Clue: Long ago (1963), in the far-away suburbs of Oxford, when milk came in bottles, drinking water came only from the tap, and TVs were black and white, what could you watch on Christmas Day, sometime after Watch With Mother in the morning, and sometime before Sooty’s Christmas Party in the early evening?
My story begins on Christmas Day , when after a dinner of chicken (bought frozen, with giblets inside which later on went into soup), and home-made Christmas pudding served with Birds custard, my father, my brother and I set out on the long walk across Oxford to visit my grandmother, who had a television set. There, sitting in front of the gas fire, balancing a splendid tea of chocolate finger biscuits and trifle on our knees, we settled down for the serious business of the afternoon, watching the Circus on TV.
Politically incorrect, and also, I now realise, cruel, circuses in the 1960s were about glamourous, exciting, escapism. And indeed if, as in the song Nellie the Elephant, an animal actually had escaped, it would have been into a world that we would barely recognise today, with an aura of Empire (‘Hindustan’ and ‘Mandalay’) and assumptions about female compliance in a male dominated hierarchical society (‘The Head of the Herd was calling …’)

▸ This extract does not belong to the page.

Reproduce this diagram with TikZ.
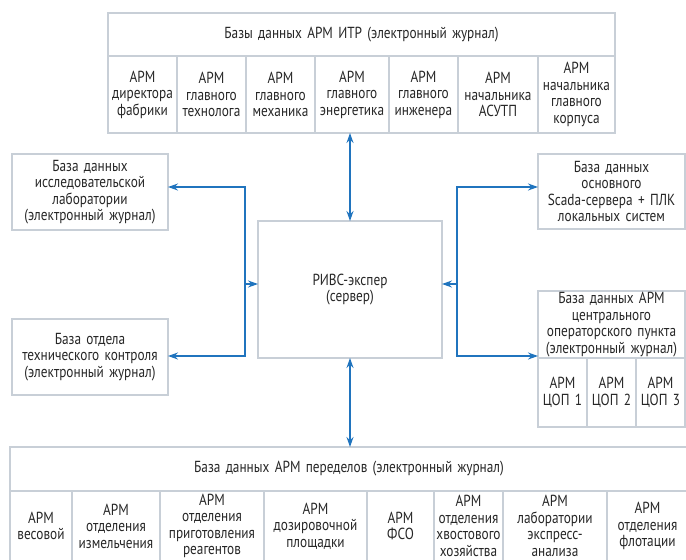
\documentclass[tikz,border=0pt]{standalone}
\usepackage{fontspec}
\setmainfont{PT Sans}[FakeStretch=0.83, WordSpace=1.5]
\usepackage{tikz}
\usetikzlibrary{arrows.meta}
\definecolor{ramka}{RGB}{200,207,215}
\definecolor{sinij}{RGB}{32,116,190}
\tikzstyle{baza} = [rectangle, draw=ramka, line width=2pt, outer sep=0pt, inner sep=0pt, anchor=north west, align=center, text=black!85, font=\fontsize{16}{16.5}\selectfont]
\tikzstyle{strelka} = [draw=sinij, line width=1.5pt, -{Stealth[length=10pt,width=7pt]}]
\tikzstyle{dvustrelka} = [draw=sinij, line width=1.5pt, {Stealth[length=10pt,width=7pt]}-{Stealth[length=10pt,width=7pt]}]

\begin{document}
\begin{tikzpicture}[x=1pt, y=-1pt]
    \useasboundingbox (0,0) rectangle (686,560);
    \clip (0,0) rectangle (686,560);

    % АРМ ИТР
    \node (itr) [baza, minimum width=507pt, minimum height=43pt] at (108,13) {Базы данных АРМ ИТР (электронный журнал)};
    \node (itr1) [baza, minimum width=69pt, minimum height=77pt] at (itr.south west) {АРМ\\директора\\фабрики};
    \node (itr2) [baza, minimum width=69pt, minimum height=77pt] at (itr1.north east) {АРМ\\главного\\технолога};
    \node (itr3) [baza, minimum width=69pt, minimum height=77pt] at (itr2.north east) {АРМ\\главного\\механика};
    \node (itr4) [baza, minimum width=74pt, minimum height=77pt] at (itr3.north east) {АРМ\\главного\\энергетика};
    \node (itr5) [baza, minimum width=69pt, minimum height=77pt] at (itr4.north east) {АРМ\\главного\\инженера};
    \node (itr6) [baza, minimum width=80pt, minimum height=77pt] at (itr5.north east) {АРМ\\начальника\\АСУТП};
    \node (itr7) [baza, minimum width=77pt, minimum height=77pt] at (itr6.north east) {АРМ\\начальника\\главного\\корпуса};

    \node (lab) [baza, minimum width=156pt, minimum height=76pt] at (12,154) {База данных\\исследовательской\\лаборатории\\(электронный журнал)};
    \node (otk) [baza, minimum width=156pt, minimum height=76pt] at (12,319) {База отдела\\технического контроля\\(электронный журнал)};
    \node (server) [baza, minimum width=184pt, minimum height=137pt] at (258,221) {РИВС-экспер\\(сервер)};
    \node (scada) [baza, minimum width=147pt, minimum height=75pt] at (538,154) {База данных\\основного\\Scada-сервера + ПЛК\\локальных систем};

    % ЦОП
    \node (cop) [baza, minimum width=147pt, minimum height=67pt] at (538,291) {База данных АРМ\\центрального\\операторского пункта\\(электронный журнал)};
    \node (cop1) [baza, minimum width=49pt, minimum height=69pt] at (cop.south west) {АРМ\\ЦОП 1};
    \node (cop2) [baza, minimum width=49pt, minimum height=69pt] at (cop1.north east) {АРМ\\ЦОП 2};
    \node (cop3) [baza, minimum width=49pt, minimum height=69pt] at (cop2.north east) {АРМ\\ЦОП 3};

    % переделы
    \node (per) [baza, minimum width=678pt, minimum height=44pt] at (10,447) {База данных АРМ переделов (электронный журнал)};
    \node (per1) [baza, minimum width=62pt, minimum height=70pt] at (per.south west) {АРМ\\весовой};
    \node (per2) [baza, minimum width=88pt, minimum height=70pt] at (per1.north east) {АРМ\\отделения\\измельчения};
    \node (per3) [baza, minimum width=104pt, minimum height=70pt] at (per2.north east) {АРМ\\отделения\\приготовления\\реагентов};
    \node (per4) [baza, minimum width=103pt, minimum height=70pt] at (per3.north east) {АРМ\\дозировочной\\площадки};
    \node (per5) [baza, minimum width=67pt, minimum height=70pt] at (per4.north east) {АРМ\\ФСО};
    \node (per6) [baza, minimum width=69pt, minimum height=70pt] at (per5.north east) {АРМ\\отделения\\хвостового\\хозяйства};
    \node (per7) [baza, minimum width=104pt, minimum height=70pt] at (per6.north east) {АРМ\\лаборатории\\экспресс-\\анализа};
    \node (per8) [baza, minimum width=81pt, minimum height=70pt] at (per7.north east) {АРМ\\отделения\\флотации};

    \coordinate (lshina) at (245,284);
    \coordinate (pshina) at (457,284);

    \draw [dvustrelka] (server.north) -- (server.north |- itr4.south);
    \draw [dvustrelka] (server.south) -- (server.south |- per.north);
    \draw [strelka] (lshina) -- (lshina -| server.west);
    \draw [strelka] (lshina) |- ([yshift=5pt]lab.east);
    \draw [strelka] (lshina) |- ([yshift=1pt]otk.east);
    \draw [strelka] (pshina) -- (pshina -| server.east);
    \draw [strelka] (pshina) |- ([yshift=4.5pt]scada.west);
    \draw [strelka] (pshina) |- ([yshift=2pt]cop.south west);
\end{tikzpicture}
\end{document}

Legislation such as the Animal Welfare Act 2006, and Welfare of Wild Animals in Travelling Circuses (England) Regulations 2012 (SI 2012/2932) reflect both changing attitudes to circuses and wider changes in British society. 94.5% of respondents to the Labour Government’s 2009 public consultation on how best to safeguard the welfare of wild animals in travelling circuses in England considered that a ban on the use of wild animals in circuses would be the best option to achieve better welfare standards (see Wild Animals in Circuses House of Commons Briefing Paper CBP05992 6 March 2018). But in the 1960s, I enjoyed Noel Streatfeild’s book The Circus is Coming, just as I loved her book Ballet Shoes, which I now see echoes so many between-the-wars attitudes and concerns (while Great Uncle Matthew is away gathering the geological spoils of Empire to bring back to his house in the Cromwell Road, those at home are living with the impact of Russian post-Revolution migration, the erosion of the class system through economic necessity, the Malayan rubber slump, and there is even a hint of homosexuality … )
But this is a diversion from my opening question, to which the answer is: the Wild Animals in Circuses Bill 2017-19, a Private Members’ Bill, sponsored by Trudy Harrison.